Ответ последовал немедленно:
— Интеллигентного!.. С Сенного базара…
А совсем маленькая девочка, лет шести, тоже разносила блюда. Она делала это с недетским кривляньем, но в промежутках прыгала на одной ножке, припевая тоненько:
Доздик, доздик, перестань.
Мы поедем на Ердань
В углу были образа и горела лампада…
* * *
Я взял обед. Мне дали тарелку борща сытного и вкусного… В сущности, я был уже сыт этим. Но съел по привычке и второе. Что-то мясное, тоже весьма ничего себе. О сервировке лучше не говорить — соответственная…
* * *
Разница между французским и русским столом состоит в количестве тарелок. Из русских двух блюд француз свободно делает шесть. Результат тот же, но французский стол отдает вековой изобретательностью, а русский — недавно разбогатевшим степняком. Некогда было додумываться до разнообразия, а потому берут размером порции.

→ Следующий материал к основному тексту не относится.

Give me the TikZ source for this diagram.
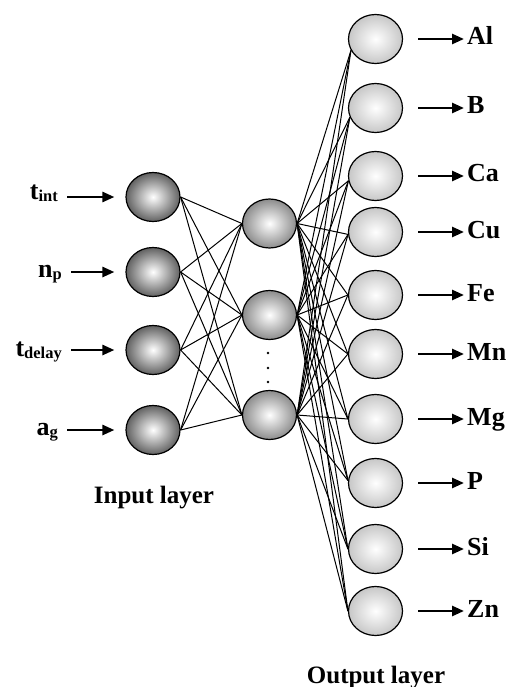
\documentclass[tikz,border=0pt]{standalone}
\usepackage{fontspec}
\setmainfont{Liberation Serif}
\usetikzlibrary{shapes.geometric,arrows.meta}
\newcommand\mysub[1]{\raisebox{-2pt}{\fontsize{16.5}{18}\selectfont #1}}
\begin{document}
\begin{tikzpicture}[x=1pt,y=-1pt,
  neuron/.style={ellipse, draw=black, line width=1.2pt, minimum width=54pt, minimum height=49pt, inner sep=0pt},
  inneuron/.style={neuron, inner color=white, outer color=black!62},
  hidneuron/.style={neuron, inner color=white, outer color=black!45},
  outneuron/.style={neuron, inner color=white, outer color=black!22},
  lab/.style={font=\fontsize{26}{30}\selectfont\bfseries, inner sep=0pt},
  title/.style={font=\fontsize{25}{30}\selectfont\bfseries, inner sep=0pt},
  arr/.style={line width=2.6pt, -{Triangle[length=12pt,width=10pt]}},
  link/.style={line width=1pt},
  dotmark/.style={circle, fill=black, inner sep=0pt, minimum size=2.8pt},
]
\useasboundingbox (0,0) rectangle (506,687);

% input layer
\node[inneuron] (i1) at (153,197) {};
\node[inneuron] (i2) at (153,272) {};
\node[inneuron] (i3) at (153,350) {};
\node[inneuron] (i4) at (153,430) {};

% hidden layer
\node[hidneuron] (h1) at (269.5,223.5) {};
\node[hidneuron] (h2) at (269.5,315) {};
\node[hidneuron] (h3) at (269.5,415) {};
\node[dotmark] (d1) at (268,353) {};
\node[dotmark] (d2) at (268,368) {};
\node[dotmark] (d3) at (268,382) {};

% output layer
\foreach \n/\y in {1/39,2/108,3/176,4/232,5/295,6/354,7/419,8/483,9/549,10/611}
  \node[outneuron] (o\n) at (375.5,\y) {};

% links
\foreach \i in {1,...,4}
  \foreach \h in {1,2,3}
    \draw[link] (i\i.east) -- (h\h.west);
\foreach \h in {1,2,3}
  \foreach \o/\a in {1/205,2/200,3/190,4/185,5/180,6/180,7/180,8/175,9/180,10/180}
    \draw[link] (h\h.east) -- (o\o.\a);

% input labels
\node[lab, anchor=base east] (l1) at (58,199) {t\mysub{int}};
\node[lab, anchor=base east] (l2) at (62,277) {n\mysub{p}};
\node[lab, anchor=base east] (l3) at (62,356) {t\mysub{delay}};
\node[lab, anchor=base east] (l4) at (58,435) {a\mysub{g}};
\foreach \n in {1,...,4}
  \draw[arr, shorten <=9pt, shorten >=11pt] (l\n.east |- i\n.west) -- (i\n.west);

% output labels
\foreach \n/\t/\y in {1/Al/45,2/B/114,3/Ca/182,4/Cu/238,5/Fe/301,6/Mn/360,7/Mg/425,8/P/489,9/Si/555,10/Zn/617}
  \node[lab, anchor=base west] (r\n) at (467,\y) {\t};
\foreach \n in {1,...,10}
  \draw[arr, shorten <=15pt, shorten >=3pt] (o\n.east) -- (r\n.west |- o\n.east);

% layer titles
\node[title, anchor=base] (inlab) at (154,503) {Input layer};
\node[title, anchor=base] (outlab) at (376,683) {Output layer};
\end{tikzpicture}
\end{document}
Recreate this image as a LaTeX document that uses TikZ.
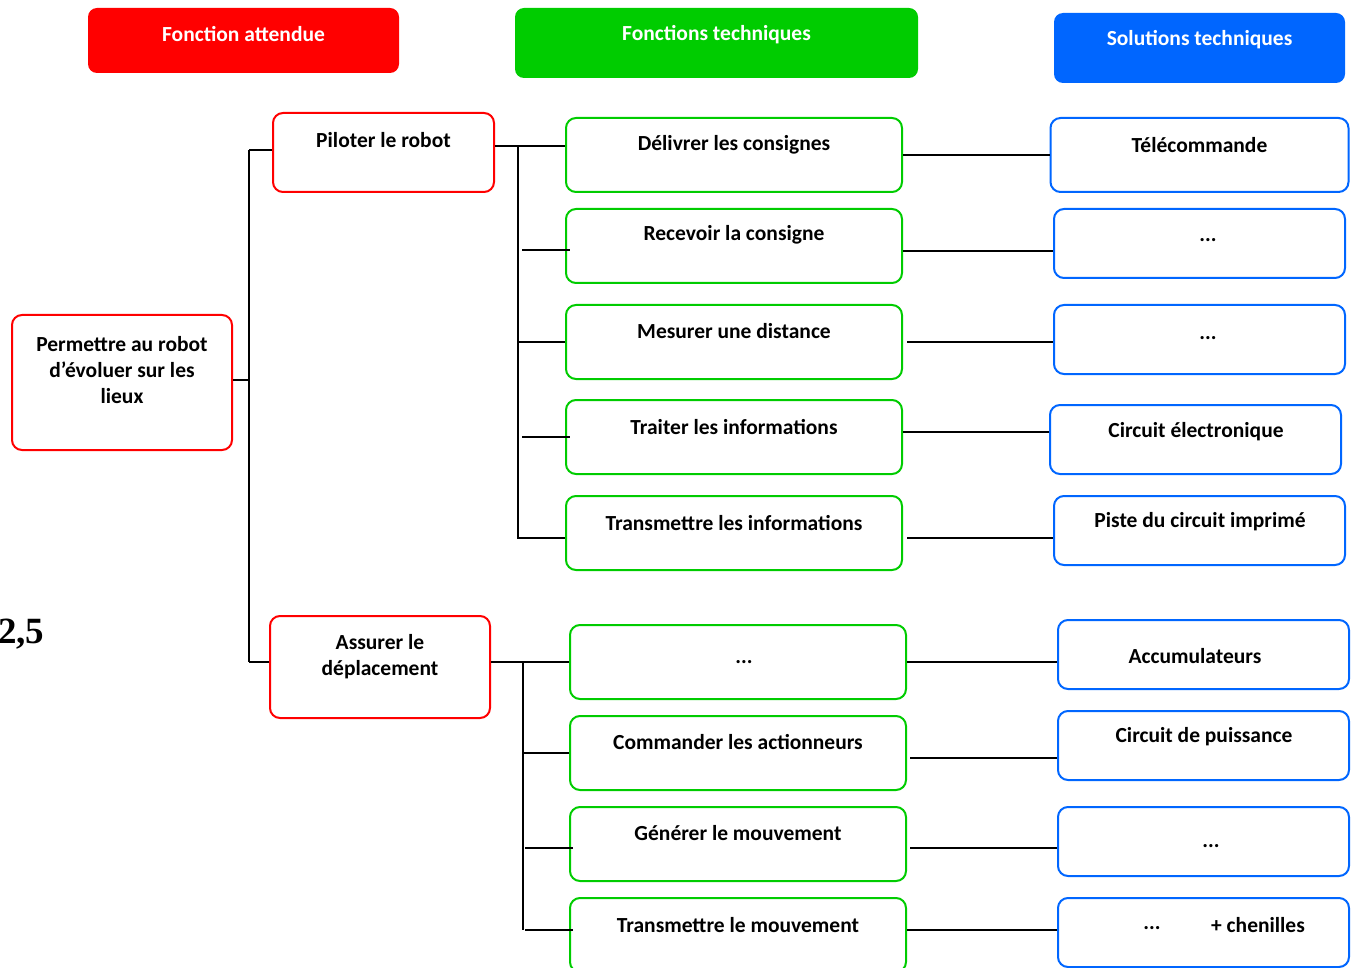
\documentclass[tikz,border=0pt]{standalone}
\usepackage{fontspec}
\setmainfont{Carlito}
\newfontfamily\serifb{Liberation Serif}
\definecolor{cred}{HTML}{FF0000}
\definecolor{cgreen}{HTML}{00CC00}
\definecolor{cblue}{HTML}{0066FF}
\begin{document}
\begin{tikzpicture}[x=1pt,y=-1pt,
  base/.style={rounded corners=10pt,line width=2pt,inner sep=0pt},
  rbox/.style={base,draw=cred,fill=white},
  gbox/.style={base,draw=cgreen,fill=white},
  bbox/.style={base,draw=cblue,fill=white},
  hdr/.style={rounded corners=9pt,inner sep=0pt},
  txt/.style={font=\fontsize{21.5}{26}\selectfont\bfseries,align=center,inner sep=0pt,text=black},
  wtxt/.style={font=\fontsize{21.5}{26}\selectfont\bfseries,align=center,inner sep=0pt,text=white},
  ln/.style={line width=2pt,black}]
\useasboundingbox (0,0) rectangle (1352,968);
% headers
\node[hdr,fill=cred,minimum width=311,minimum height=65] (h1) at (243.5,40.5) {};
\node[wtxt] (h1t) at (243.5,34) {Fonction attendue};
\node[hdr,fill=cgreen,minimum width=403,minimum height=70] (h2) at (716.5,43) {};
\node[wtxt] (h2t) at (716.5,35) {Fonctions techniques};
\node[hdr,fill=cblue,minimum width=291,minimum height=70] (h3) at (1199.5,48) {};
\node[wtxt] (h3t) at (1199.5,40) {Solutions techniques};
% red boxes
\node[rbox,minimum width=220,minimum height=135] (fp) at (122,382.5) {};
\node[txt] (fpt) at (122,370) {Permettre au robot\\d’évoluer sur les\\lieux};
\node[rbox,minimum width=221,minimum height=79] (pil) at (383.5,152.5) {};
\node[txt] (pilt) at (383.5,140) {Piloter le robot};
\node[rbox,minimum width=220,minimum height=102] (ass) at (380,667) {};
\node[txt] (asst) at (380,657) {Assurer le\\déplacement};
% green boxes group 1
\node[gbox,minimum width=336,minimum height=74] (g1) at (734,155) {};
\node[txt] at (734,145) {Délivrer les consignes};
\node[gbox,minimum width=336,minimum height=74] (g2) at (734,246) {};
\node[txt] at (734,235) {Recevoir la consigne};
\node[gbox,minimum width=336,minimum height=74] (g3) at (734,342) {};
\node[txt] at (734,331) {Mesurer une distance};
\node[gbox,minimum width=336,minimum height=74] (g4) at (734,437) {};
\node[txt] at (734,427) {Traiter les informations};
\node[gbox,minimum width=336,minimum height=74] (g5) at (734,533) {};
\node[txt] at (734,523) {Transmettre les informations};
% green boxes group 2
\node[gbox,minimum width=336,minimum height=74] (g6) at (738,662) {};
\node[txt] at (744,662) {...};
\node[gbox,minimum width=336,minimum height=74] (g7) at (738,753) {};
\node[txt] at (738,742) {Commander les actionneurs};
\node[gbox,minimum width=336,minimum height=74] (g8) at (738,844) {};
\node[txt] at (738,833) {Générer le mouvement};
\node[gbox,minimum width=336,minimum height=74] (g9) at (738,935) {};
\node[txt] at (738,925) {Transmettre le mouvement};
% blue boxes
\node[bbox,minimum width=298,minimum height=74] (b1) at (1199.5,155) {};
\node[txt] at (1199.5,145) {Télécommande};
\node[bbox,minimum width=291,minimum height=69] (b2) at (1199.5,243.5) {};
\node[txt] at (1208,240) {...};
\node[bbox,minimum width=291,minimum height=69] (b3) at (1199.5,339.5) {};
\node[txt] at (1208,338) {...};
\node[bbox,minimum width=291,minimum height=69] (b4) at (1195.5,439.5) {};
\node[txt] at (1196,432) {Circuit électronique};
\node[bbox,minimum width=291,minimum height=69] (b5) at (1199.5,530.5) {};
\node[txt] at (1200,522) {Piste du circuit imprimé};
\node[bbox,minimum width=291,minimum height=69] (b6) at (1203.5,654.5) {};
\node[txt] at (1195,656) {Accumulateurs};
\node[bbox,minimum width=291,minimum height=69] (b7) at (1203.5,745.5) {};
\node[txt] at (1204,737) {Circuit de puissance};
\node[bbox,minimum width=291,minimum height=69] (b8) at (1203.5,841.5) {};
\node[txt] at (1211,846) {...};
\node[bbox,minimum width=291,minimum height=69] (b9) at (1203.5,932.5) {};
\node[txt] at (1152,928) {...};
\node[txt] at (1258,925) {+ chenilles};
% score
\node[font=\serifb\fontsize{37}{40}\selectfont\bfseries,anchor=west,inner sep=0pt] (sc) at (-2,634) {2,5};
% coordinates for connectors
\coordinate (v1t) at (249,150);
\coordinate (v1b) at (249,662);
\coordinate (v2t) at (518,146);
\coordinate (v3t) at (523,662);
\coordinate (v3b) at (523,930);
% main tree
\draw[ln] (fp.east |- 0,380) -- (249,380);
\draw[ln] (v1t) -- (v1b);
\draw[ln] (v1t) -- (pil.west |- v1t);
\draw[ln] (v1b) -- (ass.west |- v1b);
% Piloter branch
\draw[ln] (pil.east |- v2t) -- (g1.west |- v2t);
\draw[ln] (v2t) -- (518,538);
\draw[ln] (522,250) -- (570,250);
\draw[ln] (518,342) -- (g3.west |- 0,342);
\draw[ln] (522,437) -- (570,437);
\draw[ln] (517,538) -- (g5.west |- 0,538);
% Assurer branch
\draw[ln] (ass.east |- v3t) -- (g6.west |- v3t);
\draw[ln] (v3t) -- (v3b);
\draw[ln] (523,753) -- (g7.west |- 0,753);
\draw[ln] (525,848) -- (573,848);
\draw[ln] (525,930) -- (573,930);
% green-blue links
\draw[ln] (g1.east |- 0,155) -- (b1.west |- 0,155);
\draw[ln] (g2.east |- 0,251) -- (b2.west |- 0,251);
\draw[ln] (907,342) -- (b3.west |- 0,342);
\draw[ln] (g4.east |- 0,432) -- (b4.west |- 0,432);
\draw[ln] (907,538) -- (b5.west |- 0,538);
\draw[ln] (g6.east |- 0,662) -- (b6.west |- 0,662);
\draw[ln] (910,758) -- (b7.west |- 0,758);
\draw[ln] (910,848) -- (b8.west |- 0,848);
\draw[ln] (g9.east |- 0,930) -- (b9.west |- 0,930);
\end{tikzpicture}
\end{document}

Мой обед стоил сорок копеек «золотом», что равняется цене дешевых обедов в европейских странах. Такой обед в такой обстановке стоил в России при царях двадцать — двадцать пять копеек.
Таким образом, социализм пока дал следующий результат. Интегральный коммунизм уничтожил все и вызвал повальный голод. Нэп, т. е. попытка вернуться к старому положению, но не совсем, — вернул жизнь, но тоже «не совсем», а именно: жизнь стала вдвое дороже, чем была при царях.